Space shortages in countries around the world are raising a daunting question: where to lay dead bodies to rest. This month in Oslo, Norway, architecture student Martin McSherry presented a "vertical cemetery" design to the Oslo Conference for Nordic Cemeteries and Graveyards as a solution to the country's growing burial land problem.

The white, airy skyscraper design looks almost like a gigantic honeycomb with triangular caverns. According to McSherry, the building would feature "an adjoining, permanent crane" that would lift coffins up to the empty slots. The tower would also grow over time, using the crane to add more slots as more burial space is needed. Not surprisingly, the proposal was met with a ton of protests, but also had a few supporters.

Norway has been dealing with a land scarcity problem for a while. The country has put systems into place to address the burial land concern, such as allotting just two decades for a person in their burial spot before the land is reused for another body. The situation got so bad that a new industry popped up: some graveyard workers started injecting coffins from above with a limestone compound that speeds up the decomposition process of bodies so spaces would become free faster. But even that hasn't fixed the problem, and now there are few, if any, burial sites left for Norwegians who have passed on.

There are few, if any, burial sites left

Many countries are in the same position as Norway, including the United States. Urban planning professor Chris Coutts told Atlantic Cities that if all the 76 million Americans expected to die between 2024 and 2042 were to be buried, it would require a 130-square-mile parcel of land, around the size of Las Vegas.

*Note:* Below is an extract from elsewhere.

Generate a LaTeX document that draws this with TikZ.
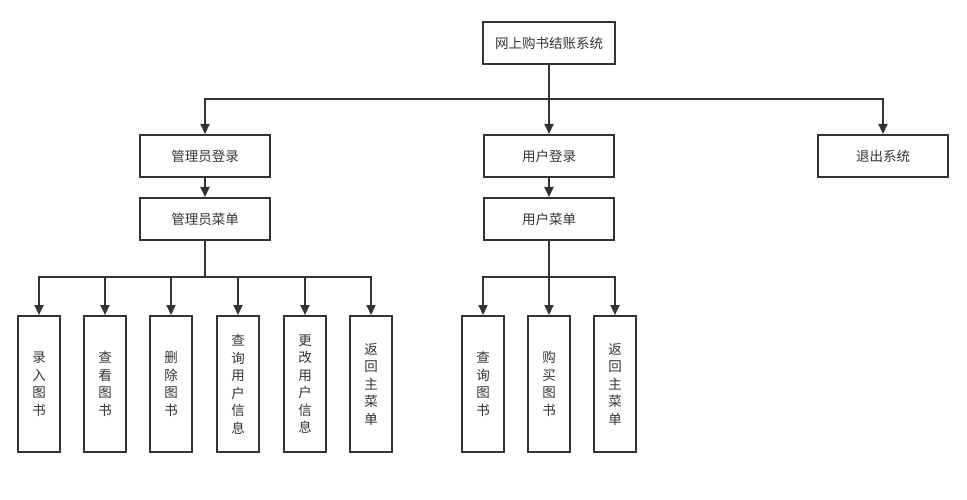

The skyscraper design might be new, but vertical burial sites are not. People have been creating them for ages, not only for space conservation, but because they simply get the job done. Necropoli have popped up all over European nations as they've invested in stacked burial plots. Even New Orleans has turned to vertical plots to avoid damage to caskets from floods and storms in low-lying cities. The tallest cemetery in the world, however, is in Brazil: the Memorial Necropole Ecumenica has been home to the city's dead for 28 years, keeping thousands of bodies in its 32 stories.

All of those vertical cemeteries have something that the skyscraper design currently doesn't have: a separation between life and death. Norwegians may have had a visceral reaction against the design because, as a society, we worry about the moral issue of death, preserving the dignity of the dead, and our discomfort of death being put on display. The grand and ostentatious qualities of a skyscraper aren't what we're used to associating with our dead. But we might have to in the future, as space continues to vanish.